Девушка оглянулась на него, шея изогнулась, рука взметнулась в смущенном жесте, словно хотела отменить тост, но глаза, губы выражали совсем другое, кокетливое, женское, капризное, может быть, даже дерзкое личико Мадонны, которая устала нести свою божественную сущность и захотела стать Евой. Никита засмеялся счастливо, протянул к ней бокал, чтобы добавить к тосту что-нибудь остроумное, игривое, яркое, право слово, Анна заслуживала панегирик, но тайна вдруг исчезла. Она подошла к столу, поставила глиняный кувшин с вином и потупилась – скромная, милая, очень милая девица, но не больше. И все-таки Никита не мог прийти в себя от волнения. Странно, за весь вечер он ни разу не слышал ее голоса. Может, она немая?..
– Анна, скажите хоть слово. Вы как немая.
– Что же вы хотите услыхать, князь? – спросила она, все так же не поднимая глаз. Но голос выдал скрытую ее страсть: низкий, музыкальный, он имел в себе множество оттенков и переливов. Воистину, это была удивительная служанка!

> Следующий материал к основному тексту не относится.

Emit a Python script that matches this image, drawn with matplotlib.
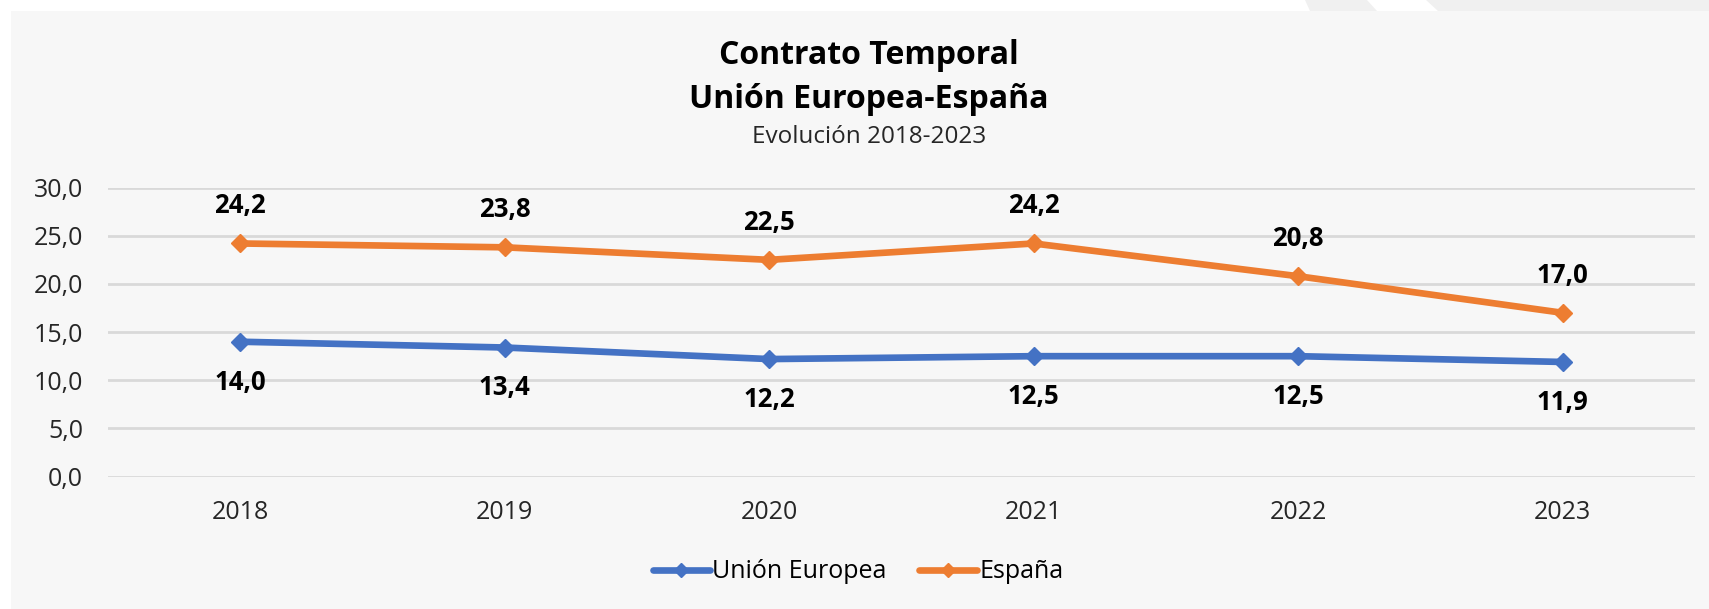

– А знаешь что, Иоганн Петрович, отнеси-ка ты эти картины, обе, не ко мне, а к графу Ивану Ивановичу Шувалову. Чтоб завтра к вечеру они у него были. Знаете дом графа?
У Мюллера перехватило дух от такой удачи.
– Знаю, – он хищно блеснул линзами очков. – Так вы для их сиятельства картины торговали?
– Одну себе, другую ему. Но пусть их сиятельство сам выберет. А теперь, Анна, расскажите, что вам понравилось в России?
Болезнь императрицы
Болезнь государыни означает, что может наступить перелом во всем государстве, оттого-то и нельзя болеть Елизавете Петровне. Но… человек предполагает, а Бог располагает.
Еще в прошлом году лейб-медик Канониди нашел на полу платок государыни и понял, что она харкает кровью. Естественно, он ни слова не сказал Их Величеству, зачем пугать ее загодя. Однако тщательный осмотр организма – а он осматривал ее по несколько раз в день – дал возможность отмести саму мысль о чахотке. Здесь было другое. Одышка, потливость, ноги отекали так, что не лезли ни в одни туфли. Теперь даже для торжественных приемов государыня облачалась в мягкие тапочки без задников и каблуков. Раз в месяц Елизавету мучили странные конвульсии, когда она теряла сознание, а очнувшись, никого не узнавала. Собрали консилиум, после которого лейб-медик вкупе с хирургом Буассонье выдали письменное заключение: «По мере удаления от молодости, жидкости в организме становятся более густыми и медленными в своей циркуляции, особенно потому, что имеют цинготный характер».
Государыня потребовала заключение, долго приспосабливала очки, потом также долго читала и, наконец, уставилась на медиков тяжелым, водянистым взглядом.
– Греки называют это klimax, то есть лестница, – прошептал испуганно Канониди.
– Климактерий – название вашей болезни, – подтвердил Буассонье.
– Глупости! Какой еще климактерий? – спокойно сказала Елизавета. – Я женщина и ей останусь. Девки, одеваться! – голос ее прозвучал настолько громко, звонко, что медики переглянулись в нерешительности. На лице Елизаветы зацвел румянец. Казалось, что царственная пациентка сейчас вскочит на ноги, хлопнет в ладоши и от болезни не останется и следа. Однако, когда принесли платье-робу с драгоценной бахромой, кружевами, с тяжелым, золотым шитьем по лифу и подолу, она, словно прикинув глазом его вес, раздумала одеваться и махнула рукой.
– Потом. Пока полежу. Дай-ка мантилью с лисицами.